Wednesday, February 27, 2019

Spaced Out



Because of its key role in navigation, odor-detection and spatialization go hand-in-hand. A paper from McGill's Department of Psychiatry and the Douglas Mental Health University Institute gives evidence to support this relationship.

The hippocampus, which is the central location where spatial memories are "stored," is a key part of the olfactory system. The two – space and smell – are so closely related that they can become difficult to disentangle.

There is a great philosophical essay about the ontogeny of a salamander (see Hosek and Freeman below) in which a creature develops its identity (if questionably-sentient creatures can be said to do so) by way of olfaction. This creature, as with many others, interfaces its environment primarily by smell, especially in the beginnings of its life. The decisions that it makes then are in response to olfactory information, which through iterated reinforcement forms the foundation of its self.

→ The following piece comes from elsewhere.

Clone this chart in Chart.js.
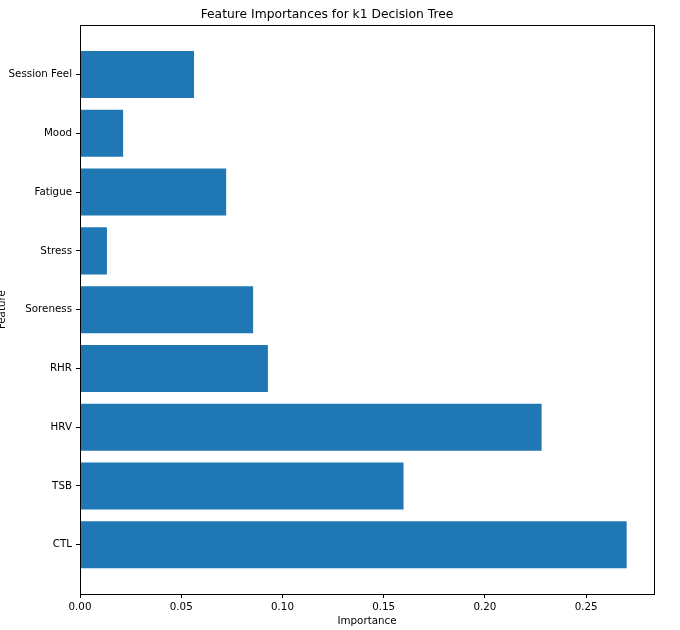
<!DOCTYPE html>
<html>
<head>
<meta charset="utf-8">
<script src="https://cdn.jsdelivr.net/npm/chart.js@4.4.1/dist/chart.umd.min.js"></script>
<style>
  html, body { margin: 0; padding: 0; background: #ffffff; }
  #wrap { width: 680px; height: 630px; position: relative; }
</style>
</head>
<body>
<div id="wrap"><canvas id="c"></canvas></div>
<script>
const categories = ["CTL", "TSB", "HRV", "RHR", "Soreness", "Stress", "Fatigue", "Mood", "Session Feel"];
const importances = [0.2700, 0.1598, 0.2280, 0.0928, 0.0855, 0.0133, 0.0722, 0.0213, 0.0563];
const xTicks = [0.00, 0.05, 0.10, 0.15, 0.20, 0.25];
const titleText = "Feature Importances for k1 Decision Tree";
const xLabel = "Importance";
const yLabel = "Feature";

const FONT = "'DejaVu Sans', sans-serif";

const framePlugin = {
  id: 'frame',
  afterDatasetsDraw(chart) {
    const a = chart.chartArea;
    const ctx = chart.ctx;
    ctx.save();
    ctx.strokeStyle = '#000000';
    ctx.lineWidth = 1;
    ctx.strokeRect(Math.round(a.left) + 0.5, Math.round(a.top) + 0.5,
                   Math.round(a.right - a.left), Math.round(a.bottom - a.top));
    ctx.restore();
  }
};

new Chart(document.getElementById('c'), {
  type: 'bar',
  data: {
    datasets: [{
      data: importances.map((v, i) => ({ x: v, y: i })),
      backgroundColor: '#1f77b4',
      borderWidth: 0,
      categoryPercentage: 0.8,
      barPercentage: 1.0
    }]
  },
  options: {
    indexAxis: 'y',
    responsive: true,
    maintainAspectRatio: false,
    animation: false,
    layout: { padding: { left: 0, right: 26, top: 0, bottom: 0 } },
    plugins: {
      legend: { display: false },
      tooltip: { enabled: false },
      title: {
        display: true,
        text: titleText,
        color: '#000000',
        font: { family: FONT, size: 12.3, weight: 'normal' },
        padding: { top: 7, bottom: 3.5 }
      }
    },
    scales: {
      x: {
        type: 'linear',
        min: 0,
        max: 0.2835,
        offset: false,
        afterFit(s) { s.height = 36; },
        afterBuildTicks(s) { s.ticks = xTicks.map(v => ({ value: v })); },
        ticks: {
          color: '#000000',
          font: { family: FONT, size: 10.3 },
          padding: 3,
          maxRotation: 0,
          callback: v => Number(v).toFixed(2)
        },
        grid: { offset: false, drawOnChartArea: false, drawTicks: true, tickLength: 4, color: '#000000', tickColor: '#000000' },
        border: { display: false },
        title: {
          display: true,
          text: xLabel,
          color: '#000000',
          font: { family: FONT, size: 10.3 },
          padding: { top: 0, bottom: 2 }
        }
      },
      y: {
        type: 'linear',
        min: -0.84,
        max: 8.84,
        offset: false,
        afterFit(s) { s.width = 80; },
        afterBuildTicks(s) { s.ticks = categories.map((c, i) => ({ value: i })); },
        ticks: {
          color: '#000000',
          font: { family: FONT, size: 10.3 },
          padding: 4,
          callback: v => categories[Math.round(v)]
        },
        grid: { offset: false, drawOnChartArea: false, drawTicks: true, tickLength: 4, color: '#000000', tickColor: '#000000' },
        border: { display: false },
        title: {
          display: true,
          text: yLabel,
          color: '#000000',
          font: { family: FONT, size: 10.3 },
          padding: { top: -4, bottom: 0 }
        }
      }
    }
  },
  plugins: [framePlugin]
});
</script>
</body>
</html>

I was so impressed by this idea that I was compelled to write a short essay myself about space, information and dimensionality, as narrated via the odyssey of the Eukaryote evolving through the epochs to its present-day instantiation as a self-aware human. It can be read here.

***
On this relationship between navigation and olfaction, I am reminded of a comment I received more than once when I was first telling folks about my book on smells – "What is it about architects and smells?" I studied both architecture and olfaction, and apparently, I'm not the only one.

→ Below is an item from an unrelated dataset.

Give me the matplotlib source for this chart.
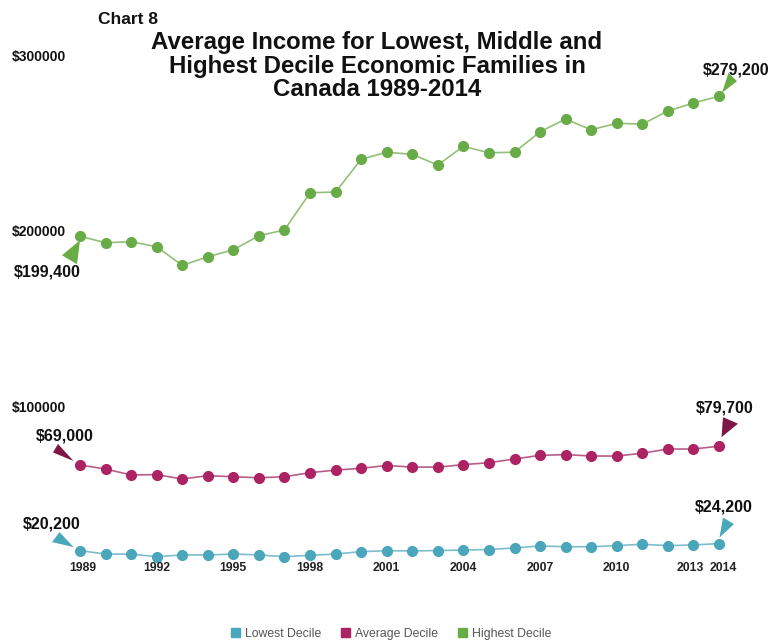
"""Chart 8: average income for lowest, middle and highest decile families."""

import matplotlib
matplotlib.use("Agg")
import matplotlib.pyplot as plt
import matplotlib.transforms as mtransforms
from matplotlib.patches import Patch, Polygon

plt.rcParams["font.family"] = ["Liberation Sans", "DejaVu Sans"]

years = list(range(1989, 2015))

highest = [199400, 195700, 196300, 193400, 182800, 187700, 191700, 199700,
           203000, 224200, 224600, 243300, 247300, 246100, 240000, 250700,
           247000, 247300, 259000, 266200, 260100, 263800, 263300, 270800,
           275400, 279200]
average = [69000, 66700, 63300, 63500, 61000, 62900, 62300, 61700,
           62300, 64600, 66100, 67100, 68700, 67800, 67800, 69200,
           70300, 72400, 74500, 74900, 74100, 74100, 75700, 78100,
           78100, 79700]
lowest = [20200, 18200, 18200, 16700, 17700, 17700, 18200, 17700,
          16700, 17500, 18200, 19600, 20100, 20000, 20200, 20500,
          20800, 21700, 22800, 22400, 22400, 23000, 23800, 23000,
          23400, 24200]

ytick_values = [300000, 200000, 100000]
ytick_labels = ["$300000", "$200000", "$100000"]
xtick_years = [1989, 1992, 1995, 1998, 2001, 2004, 2007, 2010, 2013, 2014]
series_names = ["Lowest Decile", "Average Decile", "Highest Decile"]

W, H = 770, 641
fig = plt.figure(figsize=(W / 100, H / 100), dpi=100)
ax = fig.add_axes([80 / W, 1 - 586 / H, 639 / W, 526.2 / H])
ax.set_xlim(1989, 2014)
ax.set_ylim(0, 300000)
ax.axis("off")

# (dot colour, line colour, pointer colour)
styles = {
    "low": ("#4aa6bb", "#7fbccc", "#4aa7bc"),
    "avg": ("#ac2263", "#b75d87", "#7d1846"),
    "high": ("#68ac47", "#93c078", "#67ad44"),
}

for key, vals in [("low", lowest), ("avg", average), ("high", highest)]:
    dot, line, _ = styles[key]
    ax.plot(years, vals, color=line, lw=1.2, zorder=2, clip_on=False)
    ax.plot(years, vals, "o", color=dot, ms=7, mec=dot, zorder=3,
            clip_on=False)


def pointer(x, y, verts, color):
    """Triangle callout, vertices in pixels relative to the data point."""
    tr = mtransforms.Affine2D() + mtransforms.ScaledTranslation(x, y, ax.transData)
    ax.add_patch(Polygon(verts, closed=True, color=color, transform=tr,
                         clip_on=False, zorder=4, lw=0))


def end_label(x, y, text, dx, dy):
    ax.annotate(text, (x, y), xytext=(dx, dy), textcoords="offset pixels",
                ha="center", va="center", fontsize=11.5, fontweight="bold",
                color="#111111", annotation_clip=False)


# start / end pointers and value labels
pointer(years[0], highest[0], [(-18, -19), (-3, -28), (0, -4)], styles["high"][2])
pointer(years[-1], highest[-1], [(9.5, 23.5), (18, 15), (3, 3.5)], styles["high"][2])
pointer(years[0], average[0], [(-22, 21), (-27, 12.5), (-6.5, 4)], styles["avg"][2])
pointer(years[-1], average[-1], [(4, 29), (19, 22.5), (2.5, 9)], styles["avg"][2])
pointer(years[0], lowest[0], [(-20.5, 18.5), (-28, 8.5), (-6.5, 3.5)], styles["low"][2])
pointer(years[-1], lowest[-1], [(4, 26), (15, 19.5), (0.5, 6)], styles["low"][2])

end_label(years[0], highest[0], "$199,400", -32.5, -36)
end_label(years[-1], highest[-1], "$279,200", 17, 26.5)
end_label(years[0], average[0], "$69,000", -15.5, 28.5)
end_label(years[-1], average[-1], "$79,700", 5.5, 38)
end_label(years[0], lowest[0], "$20,200", -28, 27)
end_label(years[-1], lowest[-1], "$24,200", 4.5, 37)

# y labels sit just above their value, x labels just above the baseline
for v, lab in zip(ytick_values, ytick_labels):
    ax.annotate(lab, (0, v), xycoords=("axes fraction", "data"),
                xytext=(-68, 3), textcoords="offset pixels",
                ha="left", va="center", fontsize=10, fontweight="bold",
                color="#111111", annotation_clip=False)
# the last two labels are crowded, nudge them apart a little
nudge = {1989: 3, 2013: -3, 2014: 4}
for yr in xtick_years:
    ax.annotate(str(yr), (yr, 0), xytext=(nudge.get(yr, 0), 18),
                textcoords="offset pixels",
                ha="center", va="center", fontsize=8.8, fontweight="bold",
                color="#222222", annotation_clip=False)

fig.text(98 / W, 1 - 19 / H, "Chart 8", ha="left", va="center",
         fontsize=12.5, fontweight="bold", color="#111111")
title_lines = ["Average Income for Lowest, Middle and",
               "Highest Decile Economic Families in",
               "Canada 1989-2014"]
for line, ypx in zip(title_lines, [43, 66, 90]):
    fig.text(377 / W, 1 - ypx / H, line, ha="center", va="center",
             fontsize=17.3, fontweight="bold", color="#111111")

handles = [Patch(color=styles[k][0]) for k in ("low", "avg", "high")]
fig.legend(handles, series_names, loc="center", bbox_to_anchor=(391 / W, 1 - 634 / H),
           ncol=3, frameon=False, fontsize=8.8, handlelength=0.75,
           handleheight=0.75, handletextpad=0.4, columnspacing=1.6,
           labelcolor="#555555")

fig.savefig("out.png", dpi=100)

That was something I couldn't answer at the time; I had never heard about it. As I began to meet more people involved in an olfactory occupation, be it writing about fragrance or designing olfactory experiences, I did notice a few interdisciplinary architects scattered among them.

Now it occurs to me quite clearly – architects are not experts at navigation so much as spatial perception in general, and specifically on moving through space. Whereas the painter is concerned with the way the eyes move through two dimensions, and the sculptor thinks about eyes moving in 3-D, the architect is concerned with the moving body.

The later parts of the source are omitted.